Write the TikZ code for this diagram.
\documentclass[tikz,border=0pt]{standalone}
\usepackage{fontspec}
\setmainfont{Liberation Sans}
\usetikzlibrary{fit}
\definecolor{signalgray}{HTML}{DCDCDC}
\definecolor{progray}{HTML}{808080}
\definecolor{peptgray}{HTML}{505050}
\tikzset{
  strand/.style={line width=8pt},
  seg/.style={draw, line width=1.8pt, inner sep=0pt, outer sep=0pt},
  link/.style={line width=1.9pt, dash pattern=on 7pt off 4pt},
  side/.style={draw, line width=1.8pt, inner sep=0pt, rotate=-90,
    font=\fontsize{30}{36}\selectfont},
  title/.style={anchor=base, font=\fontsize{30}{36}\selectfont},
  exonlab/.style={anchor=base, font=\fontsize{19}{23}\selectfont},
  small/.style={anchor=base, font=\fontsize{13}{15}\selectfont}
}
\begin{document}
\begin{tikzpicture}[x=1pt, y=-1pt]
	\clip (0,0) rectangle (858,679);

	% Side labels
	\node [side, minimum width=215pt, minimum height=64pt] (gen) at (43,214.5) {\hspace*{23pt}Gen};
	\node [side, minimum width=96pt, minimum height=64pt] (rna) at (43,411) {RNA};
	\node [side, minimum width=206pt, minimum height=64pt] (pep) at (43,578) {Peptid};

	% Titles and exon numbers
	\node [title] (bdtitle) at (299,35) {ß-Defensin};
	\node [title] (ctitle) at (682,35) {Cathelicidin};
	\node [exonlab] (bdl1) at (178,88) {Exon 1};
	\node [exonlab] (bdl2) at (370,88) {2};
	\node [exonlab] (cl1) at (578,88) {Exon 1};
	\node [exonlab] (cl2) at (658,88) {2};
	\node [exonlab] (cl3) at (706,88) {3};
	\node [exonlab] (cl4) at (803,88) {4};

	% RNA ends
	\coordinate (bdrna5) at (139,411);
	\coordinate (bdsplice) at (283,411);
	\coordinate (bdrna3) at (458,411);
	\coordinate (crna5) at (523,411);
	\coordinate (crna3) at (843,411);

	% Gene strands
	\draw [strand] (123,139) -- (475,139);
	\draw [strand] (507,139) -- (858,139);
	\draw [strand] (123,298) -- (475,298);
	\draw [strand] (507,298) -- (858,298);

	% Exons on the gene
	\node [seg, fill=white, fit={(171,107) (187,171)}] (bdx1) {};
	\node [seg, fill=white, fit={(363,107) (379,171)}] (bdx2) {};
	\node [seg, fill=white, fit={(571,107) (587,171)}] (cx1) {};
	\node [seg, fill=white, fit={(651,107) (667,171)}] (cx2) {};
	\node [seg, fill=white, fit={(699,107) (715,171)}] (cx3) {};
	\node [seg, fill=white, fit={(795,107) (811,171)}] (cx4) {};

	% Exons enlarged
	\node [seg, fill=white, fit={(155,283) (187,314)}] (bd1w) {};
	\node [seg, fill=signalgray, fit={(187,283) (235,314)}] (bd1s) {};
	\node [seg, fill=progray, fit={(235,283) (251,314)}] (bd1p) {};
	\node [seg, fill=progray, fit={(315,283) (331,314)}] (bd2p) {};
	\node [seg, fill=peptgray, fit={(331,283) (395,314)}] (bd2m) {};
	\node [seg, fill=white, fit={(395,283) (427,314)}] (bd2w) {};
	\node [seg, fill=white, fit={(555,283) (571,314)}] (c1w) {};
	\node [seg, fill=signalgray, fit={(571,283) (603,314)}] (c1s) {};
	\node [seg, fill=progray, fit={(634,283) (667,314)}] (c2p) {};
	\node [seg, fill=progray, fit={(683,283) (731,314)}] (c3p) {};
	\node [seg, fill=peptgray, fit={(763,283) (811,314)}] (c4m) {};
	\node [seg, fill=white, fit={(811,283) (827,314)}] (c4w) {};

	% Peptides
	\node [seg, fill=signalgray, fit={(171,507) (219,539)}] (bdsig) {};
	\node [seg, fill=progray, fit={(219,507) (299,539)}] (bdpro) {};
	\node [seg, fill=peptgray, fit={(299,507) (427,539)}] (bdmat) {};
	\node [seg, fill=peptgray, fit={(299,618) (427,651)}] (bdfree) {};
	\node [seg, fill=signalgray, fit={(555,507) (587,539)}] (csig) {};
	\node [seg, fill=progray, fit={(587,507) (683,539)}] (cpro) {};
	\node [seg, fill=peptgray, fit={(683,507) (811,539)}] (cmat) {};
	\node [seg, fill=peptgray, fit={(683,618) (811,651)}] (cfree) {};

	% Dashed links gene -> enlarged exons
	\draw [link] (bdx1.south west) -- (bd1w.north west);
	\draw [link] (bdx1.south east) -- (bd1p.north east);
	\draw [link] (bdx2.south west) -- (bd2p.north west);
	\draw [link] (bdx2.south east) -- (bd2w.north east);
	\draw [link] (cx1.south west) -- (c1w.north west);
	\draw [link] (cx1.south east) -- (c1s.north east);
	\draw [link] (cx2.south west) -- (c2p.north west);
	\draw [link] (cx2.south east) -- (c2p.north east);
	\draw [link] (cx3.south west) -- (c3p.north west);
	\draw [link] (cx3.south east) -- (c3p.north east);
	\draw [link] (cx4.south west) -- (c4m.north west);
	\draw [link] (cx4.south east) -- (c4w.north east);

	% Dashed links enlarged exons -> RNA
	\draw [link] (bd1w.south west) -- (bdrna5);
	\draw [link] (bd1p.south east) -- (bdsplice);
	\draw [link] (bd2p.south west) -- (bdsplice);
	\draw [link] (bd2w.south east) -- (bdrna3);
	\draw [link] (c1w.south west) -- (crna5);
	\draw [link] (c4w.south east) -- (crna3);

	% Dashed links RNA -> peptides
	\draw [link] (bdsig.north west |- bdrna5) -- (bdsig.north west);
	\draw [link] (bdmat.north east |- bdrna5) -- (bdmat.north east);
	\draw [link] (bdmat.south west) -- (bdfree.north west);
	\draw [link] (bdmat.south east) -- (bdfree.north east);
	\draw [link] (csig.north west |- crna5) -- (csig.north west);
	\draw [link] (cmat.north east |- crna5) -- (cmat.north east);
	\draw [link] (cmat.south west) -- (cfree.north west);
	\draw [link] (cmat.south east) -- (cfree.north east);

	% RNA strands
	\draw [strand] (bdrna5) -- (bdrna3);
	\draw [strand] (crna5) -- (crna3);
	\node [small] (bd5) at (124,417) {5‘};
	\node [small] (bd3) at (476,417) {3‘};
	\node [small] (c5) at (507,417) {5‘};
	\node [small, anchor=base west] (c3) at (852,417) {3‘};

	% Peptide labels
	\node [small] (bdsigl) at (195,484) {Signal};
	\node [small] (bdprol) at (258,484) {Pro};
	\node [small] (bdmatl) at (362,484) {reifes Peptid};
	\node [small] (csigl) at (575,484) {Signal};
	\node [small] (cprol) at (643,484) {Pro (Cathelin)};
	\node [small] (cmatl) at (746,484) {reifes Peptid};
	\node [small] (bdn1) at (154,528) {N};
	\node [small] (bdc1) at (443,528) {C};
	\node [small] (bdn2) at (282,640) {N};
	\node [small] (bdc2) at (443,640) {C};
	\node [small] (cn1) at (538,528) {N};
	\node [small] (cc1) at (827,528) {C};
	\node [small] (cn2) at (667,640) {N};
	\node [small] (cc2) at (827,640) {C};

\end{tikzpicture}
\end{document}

++++++++++++++++++++

* _AIM_:
All of the lines above need to be given again exactly.

* _EXERCISE OUTPUT_:
Write the TikZ code for this diagram.
\documentclass[tikz,border=0pt]{standalone}
\usepackage{fontspec}
\setmainfont{Liberation Sans}
\usetikzlibrary{fit}
\definecolor{signalgray}{HTML}{DCDCDC}
\definecolor{progray}{HTML}{808080}
\definecolor{peptgray}{HTML}{505050}
\tikzset{
  strand/.style={line width=8pt},
  seg/.style={draw, line width=1.8pt, inner sep=0pt, outer sep=0pt},
  link/.style={line width=1.9pt, dash pattern=on 7pt off 4pt},
  side/.style={draw, line width=1.8pt, inner sep=0pt, rotate=-90,
    font=\fontsize{30}{36}\selectfont},
  title/.style={anchor=base, font=\fontsize{30}{36}\selectfont},
  exonlab/.style={anchor=base, font=\fontsize{19}{23}\selectfont},
  small/.style={anchor=base, font=\fontsize{13}{15}\selectfont}
}
\begin{document}
\begin{tikzpicture}[x=1pt, y=-1pt]
	\clip (0,0) rectangle (858,679);

	% Side labels
	\node [side, minimum width=215pt, minimum height=64pt] (gen) at (43,214.5) {\hspace*{23pt}Gen};
	\node [side, minimum width=96pt, minimum height=64pt] (rna) at (43,411) {RNA};
	\node [side, minimum width=206pt, minimum height=64pt] (pep) at (43,578) {Peptid};

	% Titles and exon numbers
	\node [title] (bdtitle) at (299,35) {ß-Defensin};
	\node [title] (ctitle) at (682,35) {Cathelicidin};
	\node [exonlab] (bdl1) at (178,88) {Exon 1};
	\node [exonlab] (bdl2) at (370,88) {2};
	\node [exonlab] (cl1) at (578,88) {Exon 1};
	\node [exonlab] (cl2) at (658,88) {2};
	\node [exonlab] (cl3) at (706,88) {3};
	\node [exonlab] (cl4) at (803,88) {4};

	% RNA ends
	\coordinate (bdrna5) at (139,411);
	\coordinate (bdsplice) at (283,411);
	\coordinate (bdrna3) at (458,411);
	\coordinate (crna5) at (523,411);
	\coordinate (crna3) at (843,411);

	% Gene strands
	\draw [strand] (123,139) -- (475,139);
	\draw [strand] (507,139) -- (858,139);
	\draw [strand] (123,298) -- (475,298);
	\draw [strand] (507,298) -- (858,298);

	% Exons on the gene
	\node [seg, fill=white, fit={(171,107) (187,171)}] (bdx1) {};
	\node [seg, fill=white, fit={(363,107) (379,171)}] (bdx2) {};
	\node [seg, fill=white, fit={(571,107) (587,171)}] (cx1) {};
	\node [seg, fill=white, fit={(651,107) (667,171)}] (cx2) {};
	\node [seg, fill=white, fit={(699,107) (715,171)}] (cx3) {};
	\node [seg, fill=white, fit={(795,107) (811,171)}] (cx4) {};

	% Exons enlarged
	\node [seg, fill=white, fit={(155,283) (187,314)}] (bd1w) {};
	\node [seg, fill=signalgray, fit={(187,283) (235,314)}] (bd1s) {};
	\node [seg, fill=progray, fit={(235,283) (251,314)}] (bd1p) {};
	\node [seg, fill=progray, fit={(315,283) (331,314)}] (bd2p) {};
	\node [seg, fill=peptgray, fit={(331,283) (395,314)}] (bd2m) {};
	\node [seg, fill=white, fit={(395,283) (427,314)}] (bd2w) {};
	\node [seg, fill=white, fit={(555,283) (571,314)}] (c1w) {};
	\node [seg, fill=signalgray, fit={(571,283) (603,314)}] (c1s) {};
	\node [seg, fill=progray, fit={(634,283) (667,314)}] (c2p) {};
	\node [seg, fill=progray, fit={(683,283) (731,314)}] (c3p) {};
	\node [seg, fill=peptgray, fit={(763,283) (811,314)}] (c4m) {};
	\node [seg, fill=white, fit={(811,283) (827,314)}] (c4w) {};

	% Peptides
	\node [seg, fill=signalgray, fit={(171,507) (219,539)}] (bdsig) {};
	\node [seg, fill=progray, fit={(219,507) (299,539)}] (bdpro) {};
	\node [seg, fill=peptgray, fit={(299,507) (427,539)}] (bdmat) {};
	\node [seg, fill=peptgray, fit={(299,618) (427,651)}] (bdfree) {};
	\node [seg, fill=signalgray, fit={(555,507) (587,539)}] (csig) {};
	\node [seg, fill=progray, fit={(587,507) (683,539)}] (cpro) {};
	\node [seg, fill=peptgray, fit={(683,507) (811,539)}] (cmat) {};
	\node [seg, fill=peptgray, fit={(683,618) (811,651)}] (cfree) {};

	% Dashed links gene -> enlarged exons
	\draw [link] (bdx1.south west) -- (bd1w.north west);
	\draw [link] (bdx1.south east) -- (bd1p.north east);
	\draw [link] (bdx2.south west) -- (bd2p.north west);
	\draw [link] (bdx2.south east) -- (bd2w.north east);
	\draw [link] (cx1.south west) -- (c1w.north west);
	\draw [link] (cx1.south east) -- (c1s.north east);
	\draw [link] (cx2.south west) -- (c2p.north west);
	\draw [link] (cx2.south east) -- (c2p.north east);
	\draw [link] (cx3.south west) -- (c3p.north west);
	\draw [link] (cx3.south east) -- (c3p.north east);
	\draw [link] (cx4.south west) -- (c4m.north west);
	\draw [link] (cx4.south east) -- (c4w.north east);

	% Dashed links enlarged exons -> RNA
	\draw [link] (bd1w.south west) -- (bdrna5);
	\draw [link] (bd1p.south east) -- (bdsplice);
	\draw [link] (bd2p.south west) -- (bdsplice);
	\draw [link] (bd2w.south east) -- (bdrna3);
	\draw [link] (c1w.south west) -- (crna5);
	\draw [link] (c4w.south east) -- (crna3);

	% Dashed links RNA -> peptides
	\draw [link] (bdsig.north west |- bdrna5) -- (bdsig.north west);
	\draw [link] (bdmat.north east |- bdrna5) -- (bdmat.north east);
	\draw [link] (bdmat.south west) -- (bdfree.north west);
	\draw [link] (bdmat.south east) -- (bdfree.north east);
	\draw [link] (csig.north west |- crna5) -- (csig.north west);
	\draw [link] (cmat.north east |- crna5) -- (cmat.north east);
	\draw [link] (cmat.south west) -- (cfree.north west);
	\draw [link] (cmat.south east) -- (cfree.north east);

	% RNA strands
	\draw [strand] (bdrna5) -- (bdrna3);
	\draw [strand] (crna5) -- (crna3);
	\node [small] (bd5) at (124,417) {5‘};
	\node [small] (bd3) at (476,417) {3‘};
	\node [small] (c5) at (507,417) {5‘};
	\node [small, anchor=base west] (c3) at (852,417) {3‘};

	% Peptide labels
	\node [small] (bdsigl) at (195,484) {Signal};
	\node [small] (bdprol) at (258,484) {Pro};
	\node [small] (bdmatl) at (362,484) {reifes Peptid};
	\node [small] (csigl) at (575,484) {Signal};
	\node [small] (cprol) at (643,484) {Pro (Cathelin)};
	\node [small] (cmatl) at (746,484) {reifes Peptid};
	\node [small] (bdn1) at (154,528) {N};
	\node [small] (bdc1) at (443,528) {C};
	\node [small] (bdn2) at (282,640) {N};
	\node [small] (bdc2) at (443,640) {C};
	\node [small] (cn1) at (538,528) {N};
	\node [small] (cc1) at (827,528) {C};
	\node [small] (cn2) at (667,640) {N};
	\node [small] (cc2) at (827,640) {C};

\end{tikzpicture}
\end{document}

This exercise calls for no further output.